__What you need to do__
Find the lines holding the word "chart" and collect them.
── Records supplied
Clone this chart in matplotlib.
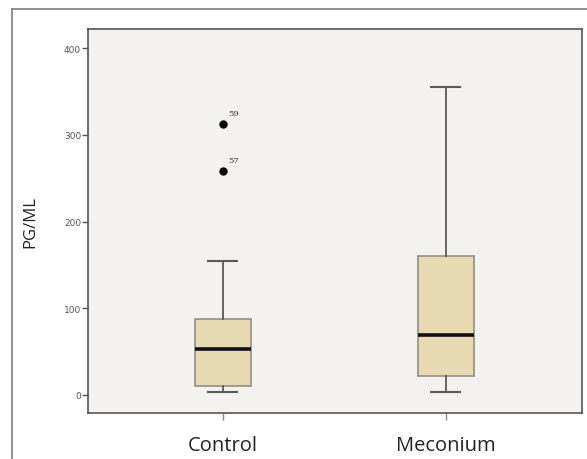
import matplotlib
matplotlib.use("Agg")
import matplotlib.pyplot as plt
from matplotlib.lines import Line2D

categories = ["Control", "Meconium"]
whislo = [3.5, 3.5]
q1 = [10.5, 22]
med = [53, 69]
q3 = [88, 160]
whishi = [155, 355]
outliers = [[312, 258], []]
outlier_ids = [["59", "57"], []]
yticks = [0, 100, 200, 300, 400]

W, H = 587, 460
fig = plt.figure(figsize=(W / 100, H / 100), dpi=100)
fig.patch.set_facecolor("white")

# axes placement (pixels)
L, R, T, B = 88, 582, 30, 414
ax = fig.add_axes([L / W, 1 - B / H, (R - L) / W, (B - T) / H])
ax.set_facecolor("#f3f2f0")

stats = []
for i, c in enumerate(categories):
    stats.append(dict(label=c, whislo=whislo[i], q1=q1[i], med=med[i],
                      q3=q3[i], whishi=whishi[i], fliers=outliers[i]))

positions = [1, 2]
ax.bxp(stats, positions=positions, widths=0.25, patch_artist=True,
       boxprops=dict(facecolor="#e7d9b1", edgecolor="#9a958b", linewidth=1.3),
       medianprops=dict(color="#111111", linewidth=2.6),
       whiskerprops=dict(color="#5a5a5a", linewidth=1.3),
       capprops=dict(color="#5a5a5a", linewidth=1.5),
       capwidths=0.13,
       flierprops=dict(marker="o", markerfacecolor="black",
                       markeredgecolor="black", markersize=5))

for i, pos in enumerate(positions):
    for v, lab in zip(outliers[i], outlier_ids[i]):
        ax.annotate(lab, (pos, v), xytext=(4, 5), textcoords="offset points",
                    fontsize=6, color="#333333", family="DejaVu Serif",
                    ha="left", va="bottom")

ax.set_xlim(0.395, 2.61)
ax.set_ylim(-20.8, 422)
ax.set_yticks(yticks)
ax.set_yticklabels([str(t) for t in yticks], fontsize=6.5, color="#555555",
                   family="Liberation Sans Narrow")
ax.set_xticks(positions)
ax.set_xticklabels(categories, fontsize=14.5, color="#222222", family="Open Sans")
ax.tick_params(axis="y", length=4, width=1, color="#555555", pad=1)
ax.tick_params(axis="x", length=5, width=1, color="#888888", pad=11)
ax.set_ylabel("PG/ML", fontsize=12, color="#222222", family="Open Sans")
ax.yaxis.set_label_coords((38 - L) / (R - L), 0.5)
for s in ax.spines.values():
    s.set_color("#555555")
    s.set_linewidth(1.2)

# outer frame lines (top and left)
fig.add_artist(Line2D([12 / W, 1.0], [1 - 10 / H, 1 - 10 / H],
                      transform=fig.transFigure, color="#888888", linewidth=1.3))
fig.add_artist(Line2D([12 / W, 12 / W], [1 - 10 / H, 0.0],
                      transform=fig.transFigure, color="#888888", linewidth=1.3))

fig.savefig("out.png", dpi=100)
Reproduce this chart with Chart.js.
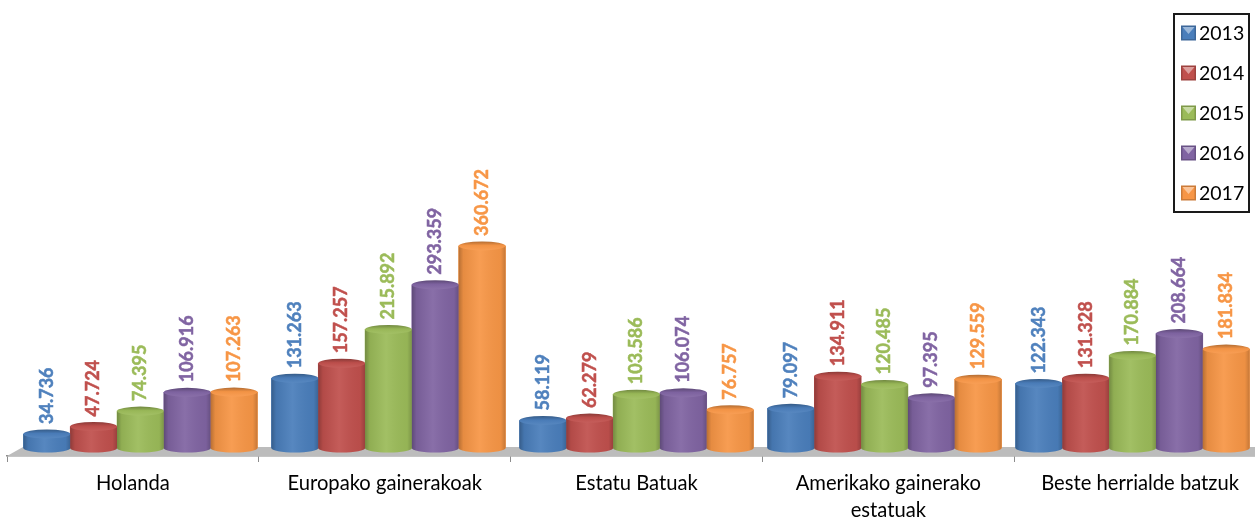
────
── Records supplied
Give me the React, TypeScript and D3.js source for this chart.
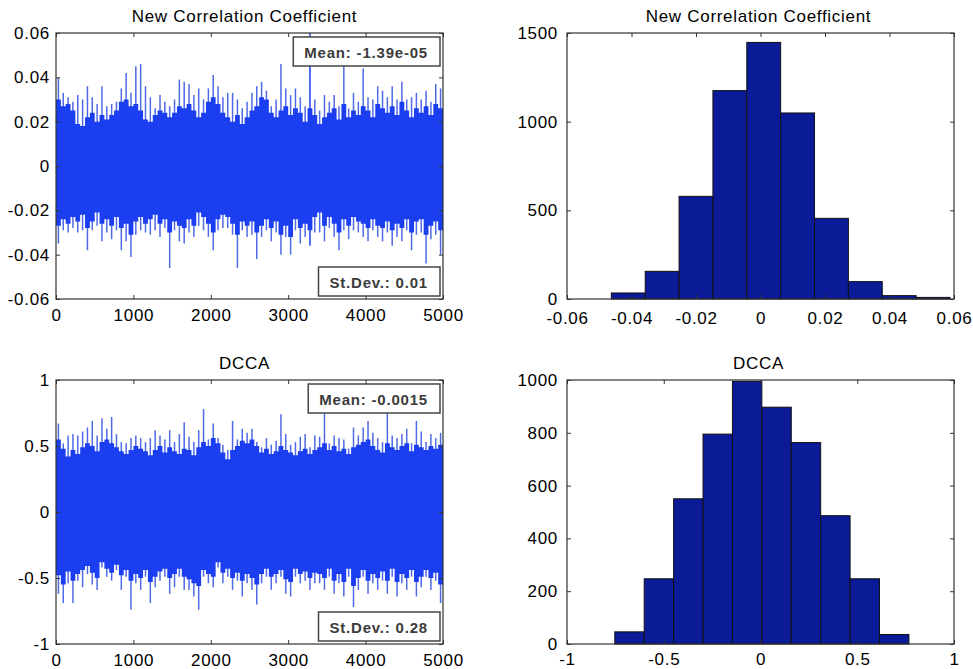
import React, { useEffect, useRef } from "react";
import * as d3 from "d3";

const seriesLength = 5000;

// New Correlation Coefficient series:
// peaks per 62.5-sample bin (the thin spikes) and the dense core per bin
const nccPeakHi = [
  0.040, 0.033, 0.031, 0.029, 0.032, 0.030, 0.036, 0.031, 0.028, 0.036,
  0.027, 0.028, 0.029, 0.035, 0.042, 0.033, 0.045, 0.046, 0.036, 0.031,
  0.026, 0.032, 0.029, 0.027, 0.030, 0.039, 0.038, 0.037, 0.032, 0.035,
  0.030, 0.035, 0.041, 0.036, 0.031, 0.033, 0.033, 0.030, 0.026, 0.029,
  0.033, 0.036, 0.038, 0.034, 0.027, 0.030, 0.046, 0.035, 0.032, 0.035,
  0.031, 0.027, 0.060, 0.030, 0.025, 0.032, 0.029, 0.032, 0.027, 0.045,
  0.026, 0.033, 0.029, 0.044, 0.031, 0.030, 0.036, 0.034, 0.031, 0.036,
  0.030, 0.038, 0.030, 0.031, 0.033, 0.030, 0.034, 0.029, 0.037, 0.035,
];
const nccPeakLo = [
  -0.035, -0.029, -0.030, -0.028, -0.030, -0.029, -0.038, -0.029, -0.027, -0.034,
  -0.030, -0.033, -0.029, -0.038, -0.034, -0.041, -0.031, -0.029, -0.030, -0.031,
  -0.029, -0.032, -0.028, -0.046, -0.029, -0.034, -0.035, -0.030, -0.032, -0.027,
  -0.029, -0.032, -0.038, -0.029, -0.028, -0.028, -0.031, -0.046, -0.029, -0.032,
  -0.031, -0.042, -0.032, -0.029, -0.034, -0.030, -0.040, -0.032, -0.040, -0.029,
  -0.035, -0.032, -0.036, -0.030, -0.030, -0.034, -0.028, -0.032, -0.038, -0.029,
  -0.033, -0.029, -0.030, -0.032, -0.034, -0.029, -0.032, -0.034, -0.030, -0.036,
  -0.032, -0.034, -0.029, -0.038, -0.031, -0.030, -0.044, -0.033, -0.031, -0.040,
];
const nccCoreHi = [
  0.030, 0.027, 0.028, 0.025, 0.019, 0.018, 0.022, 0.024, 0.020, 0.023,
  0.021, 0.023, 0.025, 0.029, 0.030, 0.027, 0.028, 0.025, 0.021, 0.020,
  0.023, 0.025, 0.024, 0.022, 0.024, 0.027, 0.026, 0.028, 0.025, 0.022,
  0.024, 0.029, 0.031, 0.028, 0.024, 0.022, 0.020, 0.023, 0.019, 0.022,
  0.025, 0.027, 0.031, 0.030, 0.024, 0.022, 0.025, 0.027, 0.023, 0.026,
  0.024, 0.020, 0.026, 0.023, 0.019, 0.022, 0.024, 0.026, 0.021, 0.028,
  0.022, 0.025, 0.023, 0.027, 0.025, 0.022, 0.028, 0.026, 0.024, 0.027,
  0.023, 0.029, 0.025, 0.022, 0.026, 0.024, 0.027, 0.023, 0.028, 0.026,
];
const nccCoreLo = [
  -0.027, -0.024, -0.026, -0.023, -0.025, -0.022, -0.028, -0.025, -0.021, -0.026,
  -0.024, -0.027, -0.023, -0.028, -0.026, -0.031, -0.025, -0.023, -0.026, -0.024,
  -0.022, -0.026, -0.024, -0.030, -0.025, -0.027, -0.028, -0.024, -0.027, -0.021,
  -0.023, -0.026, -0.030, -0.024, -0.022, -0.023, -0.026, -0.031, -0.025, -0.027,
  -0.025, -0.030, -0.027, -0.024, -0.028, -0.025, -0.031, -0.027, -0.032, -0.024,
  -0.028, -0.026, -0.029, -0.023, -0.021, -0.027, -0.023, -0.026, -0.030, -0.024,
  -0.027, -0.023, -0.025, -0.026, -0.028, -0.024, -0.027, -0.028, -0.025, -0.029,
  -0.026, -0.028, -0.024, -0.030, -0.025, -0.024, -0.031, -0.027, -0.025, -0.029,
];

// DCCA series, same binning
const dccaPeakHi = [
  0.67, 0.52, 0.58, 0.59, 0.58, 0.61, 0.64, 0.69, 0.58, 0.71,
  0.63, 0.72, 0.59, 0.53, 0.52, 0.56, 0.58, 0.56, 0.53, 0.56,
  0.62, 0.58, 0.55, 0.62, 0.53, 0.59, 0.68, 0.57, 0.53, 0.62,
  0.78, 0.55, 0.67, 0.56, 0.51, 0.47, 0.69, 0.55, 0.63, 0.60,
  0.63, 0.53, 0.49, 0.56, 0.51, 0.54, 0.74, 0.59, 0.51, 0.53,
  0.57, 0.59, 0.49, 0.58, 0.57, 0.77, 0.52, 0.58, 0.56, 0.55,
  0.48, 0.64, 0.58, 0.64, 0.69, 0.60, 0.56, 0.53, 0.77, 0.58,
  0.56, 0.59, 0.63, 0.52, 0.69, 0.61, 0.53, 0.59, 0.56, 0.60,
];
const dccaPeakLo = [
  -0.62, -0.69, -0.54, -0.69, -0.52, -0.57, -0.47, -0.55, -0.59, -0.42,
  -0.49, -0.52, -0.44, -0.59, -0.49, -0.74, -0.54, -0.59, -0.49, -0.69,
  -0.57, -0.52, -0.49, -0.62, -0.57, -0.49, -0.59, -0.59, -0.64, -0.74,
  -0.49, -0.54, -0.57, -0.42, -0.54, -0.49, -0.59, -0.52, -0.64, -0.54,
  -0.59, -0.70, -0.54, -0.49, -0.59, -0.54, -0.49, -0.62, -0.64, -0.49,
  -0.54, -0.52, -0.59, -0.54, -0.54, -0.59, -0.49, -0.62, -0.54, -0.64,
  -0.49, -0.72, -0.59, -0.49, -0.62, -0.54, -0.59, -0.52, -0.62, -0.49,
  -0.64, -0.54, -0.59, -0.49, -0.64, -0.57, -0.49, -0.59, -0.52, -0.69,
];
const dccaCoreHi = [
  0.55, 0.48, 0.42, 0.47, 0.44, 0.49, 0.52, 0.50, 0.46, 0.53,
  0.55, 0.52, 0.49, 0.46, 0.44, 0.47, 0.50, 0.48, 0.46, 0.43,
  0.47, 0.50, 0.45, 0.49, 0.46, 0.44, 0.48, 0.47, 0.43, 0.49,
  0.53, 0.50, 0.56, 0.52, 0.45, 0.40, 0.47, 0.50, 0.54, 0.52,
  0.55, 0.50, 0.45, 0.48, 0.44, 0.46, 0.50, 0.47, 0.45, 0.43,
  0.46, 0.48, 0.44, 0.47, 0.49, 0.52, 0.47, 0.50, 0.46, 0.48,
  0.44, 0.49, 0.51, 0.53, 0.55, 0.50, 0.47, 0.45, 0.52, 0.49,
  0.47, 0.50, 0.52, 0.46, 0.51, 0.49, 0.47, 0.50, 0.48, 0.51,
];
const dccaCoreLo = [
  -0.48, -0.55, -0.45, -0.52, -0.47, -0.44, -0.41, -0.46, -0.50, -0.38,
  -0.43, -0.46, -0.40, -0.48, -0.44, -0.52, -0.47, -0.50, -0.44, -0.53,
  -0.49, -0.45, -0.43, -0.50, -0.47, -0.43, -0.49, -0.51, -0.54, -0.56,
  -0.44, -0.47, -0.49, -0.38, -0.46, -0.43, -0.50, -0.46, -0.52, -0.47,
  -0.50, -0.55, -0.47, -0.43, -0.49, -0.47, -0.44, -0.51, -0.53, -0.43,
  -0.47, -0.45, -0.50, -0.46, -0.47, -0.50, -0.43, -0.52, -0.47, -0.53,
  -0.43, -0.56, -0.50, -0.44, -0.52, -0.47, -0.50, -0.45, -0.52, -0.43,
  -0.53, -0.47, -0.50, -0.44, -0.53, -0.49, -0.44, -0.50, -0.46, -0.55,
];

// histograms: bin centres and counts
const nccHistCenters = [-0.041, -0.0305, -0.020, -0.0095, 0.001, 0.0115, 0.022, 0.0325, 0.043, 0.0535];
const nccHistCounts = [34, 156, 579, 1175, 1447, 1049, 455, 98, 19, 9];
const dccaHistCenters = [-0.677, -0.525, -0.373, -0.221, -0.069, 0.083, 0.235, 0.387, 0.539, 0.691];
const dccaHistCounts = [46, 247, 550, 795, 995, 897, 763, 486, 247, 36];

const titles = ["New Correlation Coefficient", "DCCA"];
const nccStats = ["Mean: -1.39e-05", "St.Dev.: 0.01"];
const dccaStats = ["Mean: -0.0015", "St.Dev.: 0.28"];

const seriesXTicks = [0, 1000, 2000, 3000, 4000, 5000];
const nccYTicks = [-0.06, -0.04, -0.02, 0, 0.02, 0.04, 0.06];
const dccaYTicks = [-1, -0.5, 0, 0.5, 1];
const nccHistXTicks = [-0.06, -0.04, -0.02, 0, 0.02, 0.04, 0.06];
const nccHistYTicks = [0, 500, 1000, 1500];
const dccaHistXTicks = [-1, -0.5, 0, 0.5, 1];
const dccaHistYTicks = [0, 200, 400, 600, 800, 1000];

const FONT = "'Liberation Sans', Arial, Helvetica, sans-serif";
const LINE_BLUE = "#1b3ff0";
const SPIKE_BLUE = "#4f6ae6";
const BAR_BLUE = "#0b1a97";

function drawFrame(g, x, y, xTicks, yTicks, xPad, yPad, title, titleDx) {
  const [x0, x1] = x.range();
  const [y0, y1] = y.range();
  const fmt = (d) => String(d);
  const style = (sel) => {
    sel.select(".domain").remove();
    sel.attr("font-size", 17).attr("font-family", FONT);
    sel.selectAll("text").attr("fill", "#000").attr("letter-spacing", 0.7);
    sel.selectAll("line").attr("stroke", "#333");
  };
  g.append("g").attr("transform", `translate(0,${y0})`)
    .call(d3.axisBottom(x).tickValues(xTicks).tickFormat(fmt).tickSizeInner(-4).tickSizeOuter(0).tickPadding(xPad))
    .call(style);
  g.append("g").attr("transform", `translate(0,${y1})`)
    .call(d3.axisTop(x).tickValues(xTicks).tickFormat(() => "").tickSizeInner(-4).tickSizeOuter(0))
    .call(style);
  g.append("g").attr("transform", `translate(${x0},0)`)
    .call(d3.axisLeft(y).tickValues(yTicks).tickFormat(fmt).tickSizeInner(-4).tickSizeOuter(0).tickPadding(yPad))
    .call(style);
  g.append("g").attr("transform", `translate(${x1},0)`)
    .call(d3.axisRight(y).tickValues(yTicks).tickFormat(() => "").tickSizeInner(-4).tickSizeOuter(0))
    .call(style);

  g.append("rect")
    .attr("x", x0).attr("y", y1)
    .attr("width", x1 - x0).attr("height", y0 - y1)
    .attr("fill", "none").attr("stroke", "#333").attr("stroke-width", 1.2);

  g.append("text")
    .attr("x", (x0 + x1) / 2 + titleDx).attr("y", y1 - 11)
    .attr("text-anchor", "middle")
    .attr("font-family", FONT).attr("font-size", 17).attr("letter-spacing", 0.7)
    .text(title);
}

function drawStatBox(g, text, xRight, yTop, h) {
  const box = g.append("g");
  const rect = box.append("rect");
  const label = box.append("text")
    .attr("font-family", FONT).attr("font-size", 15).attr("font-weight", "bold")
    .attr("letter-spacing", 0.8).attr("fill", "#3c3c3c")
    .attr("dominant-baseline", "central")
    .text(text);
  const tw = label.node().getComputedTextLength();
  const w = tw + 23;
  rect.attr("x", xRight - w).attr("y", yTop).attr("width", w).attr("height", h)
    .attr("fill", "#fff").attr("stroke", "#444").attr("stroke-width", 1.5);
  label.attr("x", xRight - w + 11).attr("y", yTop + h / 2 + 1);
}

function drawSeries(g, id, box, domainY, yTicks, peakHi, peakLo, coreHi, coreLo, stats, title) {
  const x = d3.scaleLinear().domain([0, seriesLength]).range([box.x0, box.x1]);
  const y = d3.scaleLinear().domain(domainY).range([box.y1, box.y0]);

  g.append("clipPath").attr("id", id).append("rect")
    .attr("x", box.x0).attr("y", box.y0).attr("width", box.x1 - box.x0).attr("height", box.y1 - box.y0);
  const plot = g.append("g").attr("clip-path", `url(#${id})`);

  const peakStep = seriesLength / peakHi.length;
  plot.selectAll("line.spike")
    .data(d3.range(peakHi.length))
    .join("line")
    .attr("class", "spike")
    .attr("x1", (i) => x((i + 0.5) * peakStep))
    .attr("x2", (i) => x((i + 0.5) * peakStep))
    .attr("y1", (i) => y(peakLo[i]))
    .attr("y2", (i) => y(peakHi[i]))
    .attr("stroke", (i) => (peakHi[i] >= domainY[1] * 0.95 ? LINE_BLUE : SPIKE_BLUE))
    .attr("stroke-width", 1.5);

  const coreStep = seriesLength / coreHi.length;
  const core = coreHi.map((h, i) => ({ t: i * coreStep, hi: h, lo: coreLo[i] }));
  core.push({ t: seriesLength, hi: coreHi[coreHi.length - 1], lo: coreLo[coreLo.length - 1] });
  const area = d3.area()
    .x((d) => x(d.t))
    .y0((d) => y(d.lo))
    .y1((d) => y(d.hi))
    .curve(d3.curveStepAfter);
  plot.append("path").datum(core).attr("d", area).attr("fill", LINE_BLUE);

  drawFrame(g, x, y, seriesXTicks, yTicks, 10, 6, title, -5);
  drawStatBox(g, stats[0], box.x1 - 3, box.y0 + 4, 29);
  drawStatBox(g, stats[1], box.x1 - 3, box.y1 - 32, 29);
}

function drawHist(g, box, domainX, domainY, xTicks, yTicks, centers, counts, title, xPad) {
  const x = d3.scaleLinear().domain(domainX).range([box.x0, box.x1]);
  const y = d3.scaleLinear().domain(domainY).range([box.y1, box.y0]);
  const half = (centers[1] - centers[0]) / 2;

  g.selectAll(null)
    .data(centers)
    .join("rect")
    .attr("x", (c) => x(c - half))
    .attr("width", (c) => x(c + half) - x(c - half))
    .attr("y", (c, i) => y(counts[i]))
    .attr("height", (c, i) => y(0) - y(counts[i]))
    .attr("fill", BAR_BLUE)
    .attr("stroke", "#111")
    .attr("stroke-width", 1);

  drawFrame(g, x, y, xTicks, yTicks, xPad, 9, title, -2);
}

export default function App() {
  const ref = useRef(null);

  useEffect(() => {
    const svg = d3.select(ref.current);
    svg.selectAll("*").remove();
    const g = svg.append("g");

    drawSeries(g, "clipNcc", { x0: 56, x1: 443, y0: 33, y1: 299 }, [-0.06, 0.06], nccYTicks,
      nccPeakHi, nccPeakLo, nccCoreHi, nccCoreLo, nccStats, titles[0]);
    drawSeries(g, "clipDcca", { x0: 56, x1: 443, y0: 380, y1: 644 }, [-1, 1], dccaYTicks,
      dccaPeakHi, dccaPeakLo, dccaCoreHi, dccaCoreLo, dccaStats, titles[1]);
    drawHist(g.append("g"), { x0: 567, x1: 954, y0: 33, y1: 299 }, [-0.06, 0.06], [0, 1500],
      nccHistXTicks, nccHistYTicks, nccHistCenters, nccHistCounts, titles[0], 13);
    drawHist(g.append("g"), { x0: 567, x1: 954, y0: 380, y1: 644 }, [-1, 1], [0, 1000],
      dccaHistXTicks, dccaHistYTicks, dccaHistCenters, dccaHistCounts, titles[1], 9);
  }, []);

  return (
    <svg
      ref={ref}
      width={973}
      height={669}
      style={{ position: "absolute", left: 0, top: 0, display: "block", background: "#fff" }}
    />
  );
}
────
__Task answer__
Clone this chart in matplotlib.
Reproduce this chart with Chart.js.
Give me the React, TypeScript and D3.js source for this chart.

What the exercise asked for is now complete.